_Written task_
In the material below, find all lines with the string "this" and copy them.

_Raw records_

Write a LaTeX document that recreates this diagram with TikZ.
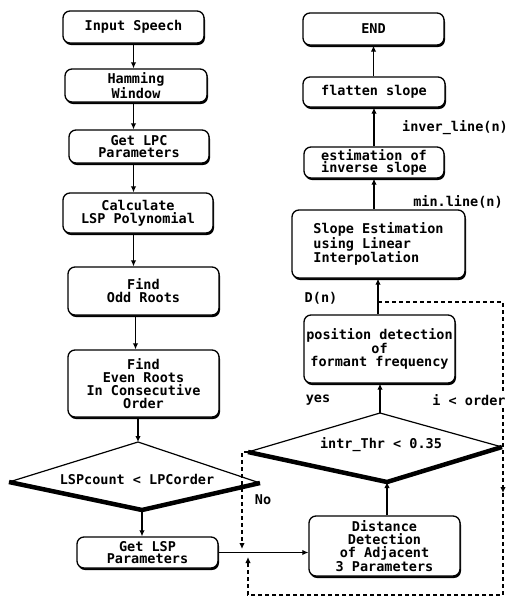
\documentclass[tikz,border=0pt]{standalone}
\usepackage{fontspec}
\setmonofont{DejaVu Sans Mono}
\usetikzlibrary{shadows,arrows.meta,calc}
\begin{document}
\begin{tikzpicture}[x=1pt,y=-1pt,
  font=\ttfamily\bfseries\fontsize{13.5}{12.8}\selectfont,
  box/.style={draw, line width=1.3pt, rounded corners=7pt, fill=white, inner sep=1pt, align=center,
    drop shadow={shadow xshift=1pt, shadow yshift=-2pt, opacity=1, fill=black}},
  arr/.style={line width=1.8pt, -{Latex[length=6pt,width=5.5pt]}},
  dsh/.style={line width=1.5pt, dash pattern=on 4pt off 3pt},
  dsharr/.style={dsh, -{Latex[length=6pt,width=5.5pt]}},
  lbl/.style={inner sep=1pt},
  thinedge/.style={line width=1.2pt},
  thickedge/.style={line width=4.5pt, line join=miter}
]
\useasboundingbox (0,0) rectangle (509,598);
% left column
\node[box, minimum width=141pt, minimum height=32pt] (in) at (133.5,27) {Input Speech};
\node[box, minimum width=142pt, minimum height=33pt] (ham) at (136,85.5) {Hamming\\Window};
\node[box, minimum width=140pt, minimum height=33pt] (lpc) at (139,146.5) {Get LPC\\Parameters};
\node[box, minimum width=150pt, minimum height=40pt] (lsp) at (138,213) {Calculate\\LSP Polynomial};
\node[box, minimum width=151pt, minimum height=48pt] (odd) at (143.5,291) {Find\\Odd Roots};
\node[box, minimum width=151pt, minimum height=67pt] (even) at (143.5,383.5) {Find\\Even Roots\\In Consecutive\\Order};
% diamond 1
\coordinate (d1w) at (9,482);
\coordinate (d1n) at (138,442);
\coordinate (d1e) at (260,483);
\coordinate (d1s) at (142,510);
\draw[thinedge] (d1w) -- (d1n) -- (d1e);
\draw[thickedge] (d1w) -- (d1s) -- (d1e);
\node[lbl] (d1) at (137,479) {LSPcount < LPCorder};
\node[box, minimum width=141pt, minimum height=31pt] (getlsp) at (147.5,552.5) {Get LSP\\Parameters};
% right column
\node[box, minimum width=151pt, minimum height=60pt] (dist) at (384.5,546) {Distance\\Detection\\of Adjacent\\3 Parameters};
\coordinate (d2w) at (248,452);
\coordinate (d2n) at (380,413);
\coordinate (d2e) at (502,447);
\coordinate (d2s) at (387,482);
\draw[thinedge] (d2w) -- (d2n) -- (d2e);
\draw[thickedge] (d2w) -- (d2s) -- (d2e);
\node[lbl] (d2) at (381,445) {intr\_Thr < 0.35};
\node[box, minimum width=151pt, minimum height=68pt] (pos) at (379.5,349) {position detection\\of\\formant frequency};
\node[box, minimum width=173pt, minimum height=68pt, align=left] (slope) at (378.5,244) {Slope Estimation\\using Linear\\Interpolation};
\node[box, minimum width=140pt, minimum height=31pt] (est) at (374,162.5) {estimation of\\inverse slope};
\node[box, minimum width=142pt, minimum height=30pt] (flat) at (374,92) {flatten slope};
\node[box, minimum width=141pt, minimum height=32pt] (end) at (373.5,29) {END};
% arrows left
\draw[arr] (in.south) -- (in.south |- ham.north);
\draw[arr] (ham.south -| in.south) -- (lpc.north -| in.south);
\draw[arr] (lpc.south -| in.south) -- (lsp.north -| in.south);
\draw[arr] (lsp.south -| in.south) -- (odd.north -| in.south);
\draw[arr] ($(odd.south -| in.south)+(2,0)$) -- ($(even.north -| in.south)+(2,0)$);
\draw[arr] (even.south -| d1n) -- (d1n);
\draw[arr] (d1s) -- (d1s |- getlsp.north);
\draw[arr] (getlsp.east) -- (getlsp.east -| dist.west);
% arrows right
\draw[arr] (dist.north -| d2s) -- (d2s);
\draw[arr] (d2n) -- (d2n |- pos.south);
\draw[arr] ($(pos.north)+(-1.5,0)$) -- ($(slope.south -| pos.north)+(-1.5,0)$);
\draw[arr] (slope.north -| est) -- (est.south);
\draw[arr] (est.north -| flat) -- (flat.south);
\draw[arr] (flat.north -| end) -- (end.south);
% dashed loop
\coordinate (j1) at (378,302);
\coordinate (c1) at (503,302);
\coordinate (m1) at (503,493);
\coordinate (c2) at (503,595);
\coordinate (c3) at (248,595);
\coordinate (c4) at (248,557);
\draw[dsharr] (j1) -- (c1) -- (m1);
\draw[dsharr] (m1) -- (c2) -- (c3) -- (c4);
% No branch
\coordinate (n1) at (242,452);
\coordinate (n2) at (242,549);
\draw[dsharr] (d2w) -- (n1) -- (n2);
% labels
\node[lbl] (no) at (263,500) {No};
\node[lbl] (yes) at (318,400) {yes};
\node[lbl, fill=white] (ord) at (469,400) {i < order};
\node[lbl] (dn) at (321,298) {D(n)};
\node[lbl] (minl) at (458,202) {min.line(n)};
\node[lbl] (invl) at (455,128) {inver\_line(n)};
\end{tikzpicture}
\end{document}
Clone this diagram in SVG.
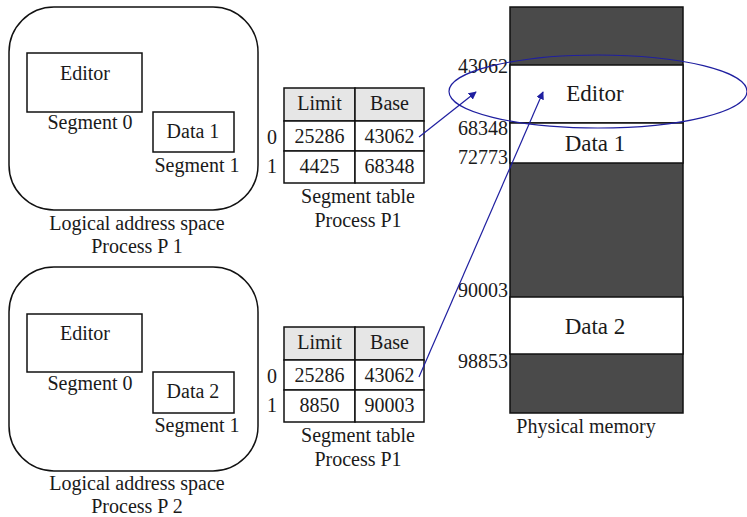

_Response to the task_
Write a LaTeX document that recreates this diagram with TikZ.
Clone this diagram in SVG.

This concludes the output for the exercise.